* [Work instructions] Everything from the first line down to the line containing "(p2) at (862,37)" is to be retyped exactly, both ends included, with pictures left out.

* [The records]
[Begin]

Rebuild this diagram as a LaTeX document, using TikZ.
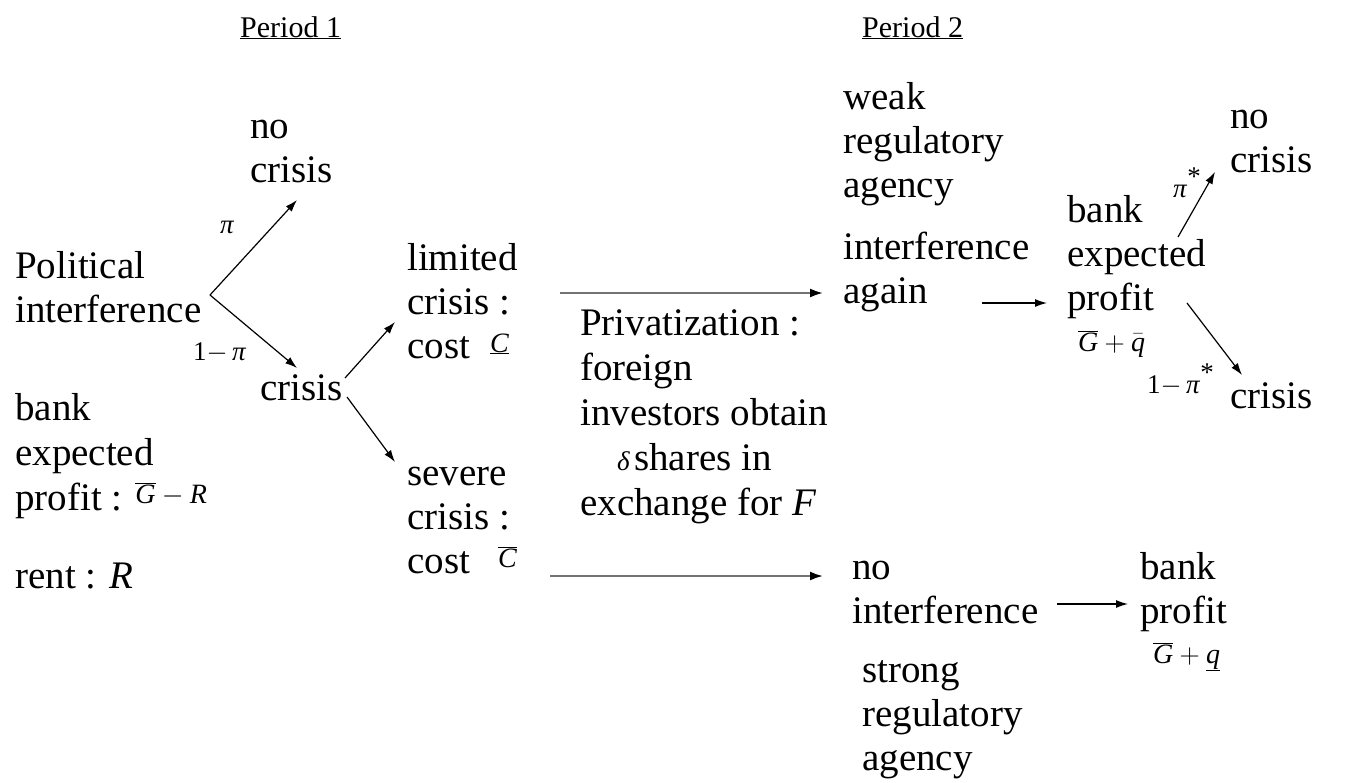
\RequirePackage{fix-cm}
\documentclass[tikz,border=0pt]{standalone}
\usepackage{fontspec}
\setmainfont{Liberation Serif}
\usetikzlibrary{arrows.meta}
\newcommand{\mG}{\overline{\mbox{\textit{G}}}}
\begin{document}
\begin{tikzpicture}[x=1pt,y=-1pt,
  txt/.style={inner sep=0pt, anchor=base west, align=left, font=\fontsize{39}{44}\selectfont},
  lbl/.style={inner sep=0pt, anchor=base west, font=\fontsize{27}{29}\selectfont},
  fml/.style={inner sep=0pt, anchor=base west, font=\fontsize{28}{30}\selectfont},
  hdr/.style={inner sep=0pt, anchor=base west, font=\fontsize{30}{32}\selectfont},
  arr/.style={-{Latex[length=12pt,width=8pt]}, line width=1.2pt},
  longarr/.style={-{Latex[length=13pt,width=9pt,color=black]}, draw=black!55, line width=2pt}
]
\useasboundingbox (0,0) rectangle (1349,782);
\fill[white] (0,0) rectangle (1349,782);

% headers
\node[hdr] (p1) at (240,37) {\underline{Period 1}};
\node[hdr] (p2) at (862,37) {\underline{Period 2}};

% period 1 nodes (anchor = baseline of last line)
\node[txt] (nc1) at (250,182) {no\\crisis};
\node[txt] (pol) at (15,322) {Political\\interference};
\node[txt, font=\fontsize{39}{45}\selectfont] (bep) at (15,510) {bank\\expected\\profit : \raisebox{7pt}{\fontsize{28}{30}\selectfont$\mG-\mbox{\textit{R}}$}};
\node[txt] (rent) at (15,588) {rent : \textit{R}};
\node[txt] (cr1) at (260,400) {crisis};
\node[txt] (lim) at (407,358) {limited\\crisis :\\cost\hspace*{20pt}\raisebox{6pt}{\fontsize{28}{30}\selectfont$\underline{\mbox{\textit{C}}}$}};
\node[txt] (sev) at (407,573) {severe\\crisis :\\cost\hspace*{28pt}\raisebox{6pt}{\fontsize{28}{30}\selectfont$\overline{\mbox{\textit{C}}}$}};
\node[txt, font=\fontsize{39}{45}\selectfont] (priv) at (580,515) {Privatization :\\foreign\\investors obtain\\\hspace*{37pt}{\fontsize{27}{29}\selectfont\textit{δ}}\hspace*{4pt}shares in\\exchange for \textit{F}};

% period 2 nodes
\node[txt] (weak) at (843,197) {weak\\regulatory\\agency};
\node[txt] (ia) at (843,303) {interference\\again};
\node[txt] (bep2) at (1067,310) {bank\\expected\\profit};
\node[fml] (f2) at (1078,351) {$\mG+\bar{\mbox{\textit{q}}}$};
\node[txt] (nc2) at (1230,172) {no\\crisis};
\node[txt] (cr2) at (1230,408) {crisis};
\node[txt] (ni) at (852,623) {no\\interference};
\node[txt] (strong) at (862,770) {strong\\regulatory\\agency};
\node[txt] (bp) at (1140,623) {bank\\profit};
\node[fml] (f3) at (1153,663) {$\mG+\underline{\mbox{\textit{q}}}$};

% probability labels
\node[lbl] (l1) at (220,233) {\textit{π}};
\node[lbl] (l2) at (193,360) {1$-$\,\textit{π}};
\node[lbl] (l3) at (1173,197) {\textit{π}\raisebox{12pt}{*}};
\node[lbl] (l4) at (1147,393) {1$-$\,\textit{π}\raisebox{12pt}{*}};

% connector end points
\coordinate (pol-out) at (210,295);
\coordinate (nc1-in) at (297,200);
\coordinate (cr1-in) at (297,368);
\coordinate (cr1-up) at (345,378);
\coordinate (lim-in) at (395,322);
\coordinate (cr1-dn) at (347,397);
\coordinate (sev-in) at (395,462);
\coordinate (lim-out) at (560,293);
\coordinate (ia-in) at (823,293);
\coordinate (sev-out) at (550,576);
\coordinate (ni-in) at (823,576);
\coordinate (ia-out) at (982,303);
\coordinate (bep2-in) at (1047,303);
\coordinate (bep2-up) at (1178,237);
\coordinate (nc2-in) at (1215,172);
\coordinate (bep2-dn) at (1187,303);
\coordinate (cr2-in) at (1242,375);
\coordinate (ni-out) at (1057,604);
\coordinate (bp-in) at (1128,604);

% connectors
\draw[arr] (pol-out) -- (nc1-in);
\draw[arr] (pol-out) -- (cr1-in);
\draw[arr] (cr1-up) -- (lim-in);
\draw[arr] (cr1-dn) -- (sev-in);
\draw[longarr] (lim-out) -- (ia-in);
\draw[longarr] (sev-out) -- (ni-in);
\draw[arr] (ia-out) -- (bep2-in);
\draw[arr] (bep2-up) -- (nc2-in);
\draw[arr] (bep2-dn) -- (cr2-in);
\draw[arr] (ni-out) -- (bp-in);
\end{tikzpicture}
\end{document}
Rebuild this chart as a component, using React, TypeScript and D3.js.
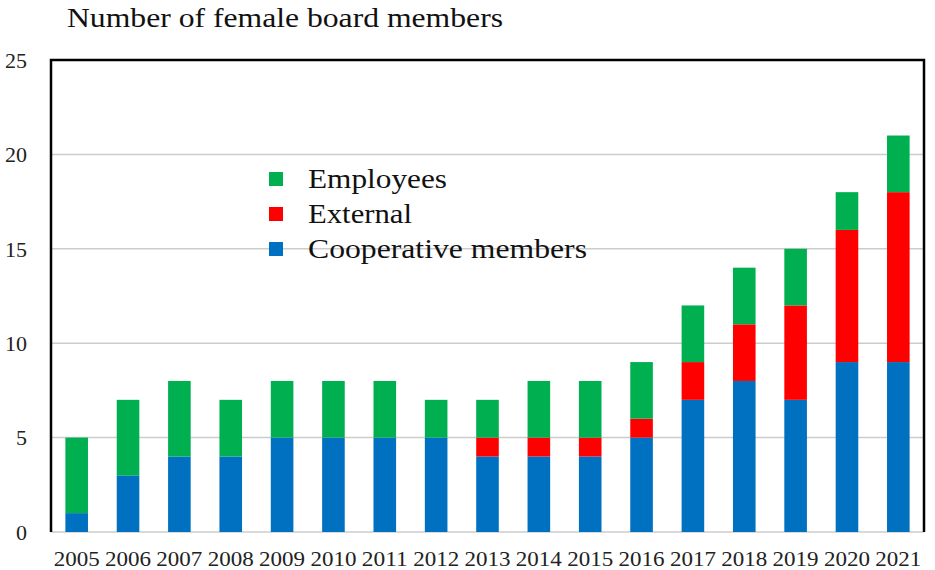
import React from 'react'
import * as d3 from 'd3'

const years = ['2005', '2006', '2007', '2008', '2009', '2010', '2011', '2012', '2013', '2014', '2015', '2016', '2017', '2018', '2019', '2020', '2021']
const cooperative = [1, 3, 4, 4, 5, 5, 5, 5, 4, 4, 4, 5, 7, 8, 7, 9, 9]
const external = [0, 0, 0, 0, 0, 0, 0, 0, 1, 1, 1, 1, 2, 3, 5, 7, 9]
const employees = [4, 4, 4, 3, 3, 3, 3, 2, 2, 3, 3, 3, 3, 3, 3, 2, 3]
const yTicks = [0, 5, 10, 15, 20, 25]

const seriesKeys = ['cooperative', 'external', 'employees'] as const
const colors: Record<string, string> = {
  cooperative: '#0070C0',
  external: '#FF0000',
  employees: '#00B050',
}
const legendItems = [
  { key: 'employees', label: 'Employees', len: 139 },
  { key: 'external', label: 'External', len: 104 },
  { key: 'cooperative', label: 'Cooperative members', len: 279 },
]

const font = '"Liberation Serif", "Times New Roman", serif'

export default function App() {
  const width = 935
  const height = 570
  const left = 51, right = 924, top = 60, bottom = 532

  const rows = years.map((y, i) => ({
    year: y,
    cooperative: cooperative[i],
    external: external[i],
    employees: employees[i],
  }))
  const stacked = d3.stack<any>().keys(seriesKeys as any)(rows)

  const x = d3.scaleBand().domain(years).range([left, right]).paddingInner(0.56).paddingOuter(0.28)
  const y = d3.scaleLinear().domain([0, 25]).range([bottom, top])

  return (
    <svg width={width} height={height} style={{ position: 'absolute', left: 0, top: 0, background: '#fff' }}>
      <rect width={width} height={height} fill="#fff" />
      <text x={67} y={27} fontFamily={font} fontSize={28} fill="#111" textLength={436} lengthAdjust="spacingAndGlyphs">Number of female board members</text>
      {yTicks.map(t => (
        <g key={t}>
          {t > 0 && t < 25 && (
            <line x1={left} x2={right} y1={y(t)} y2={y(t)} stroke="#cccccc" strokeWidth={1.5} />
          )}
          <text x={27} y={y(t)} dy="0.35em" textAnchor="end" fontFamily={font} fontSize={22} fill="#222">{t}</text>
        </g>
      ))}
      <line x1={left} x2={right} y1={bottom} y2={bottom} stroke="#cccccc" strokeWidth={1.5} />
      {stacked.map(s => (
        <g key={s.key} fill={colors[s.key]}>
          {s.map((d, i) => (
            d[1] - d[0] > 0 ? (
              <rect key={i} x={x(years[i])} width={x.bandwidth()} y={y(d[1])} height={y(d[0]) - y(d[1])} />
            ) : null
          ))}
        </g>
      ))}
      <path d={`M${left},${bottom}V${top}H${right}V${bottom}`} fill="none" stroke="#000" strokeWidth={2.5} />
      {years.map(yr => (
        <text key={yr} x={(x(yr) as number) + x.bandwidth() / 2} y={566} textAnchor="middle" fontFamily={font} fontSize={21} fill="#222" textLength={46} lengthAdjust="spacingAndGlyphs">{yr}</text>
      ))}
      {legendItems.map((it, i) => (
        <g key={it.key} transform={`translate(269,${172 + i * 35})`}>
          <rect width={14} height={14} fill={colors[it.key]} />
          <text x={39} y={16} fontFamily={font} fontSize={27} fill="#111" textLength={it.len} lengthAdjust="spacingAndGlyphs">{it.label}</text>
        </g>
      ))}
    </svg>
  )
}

[End]

* [Written answer]
Rebuild this diagram as a LaTeX document, using TikZ.
\RequirePackage{fix-cm}
\documentclass[tikz,border=0pt]{standalone}
\usepackage{fontspec}
\setmainfont{Liberation Serif}
\usetikzlibrary{arrows.meta}
\newcommand{\mG}{\overline{\mbox{\textit{G}}}}
\begin{document}
\begin{tikzpicture}[x=1pt,y=-1pt,
  txt/.style={inner sep=0pt, anchor=base west, align=left, font=\fontsize{39}{44}\selectfont},
  lbl/.style={inner sep=0pt, anchor=base west, font=\fontsize{27}{29}\selectfont},
  fml/.style={inner sep=0pt, anchor=base west, font=\fontsize{28}{30}\selectfont},
  hdr/.style={inner sep=0pt, anchor=base west, font=\fontsize{30}{32}\selectfont},
  arr/.style={-{Latex[length=12pt,width=8pt]}, line width=1.2pt},
  longarr/.style={-{Latex[length=13pt,width=9pt,color=black]}, draw=black!55, line width=2pt}
]
\useasboundingbox (0,0) rectangle (1349,782);
\fill[white] (0,0) rectangle (1349,782);

% headers
\node[hdr] (p1) at (240,37) {\underline{Period 1}};
\node[hdr] (p2) at (862,37) {\underline{Period 2}};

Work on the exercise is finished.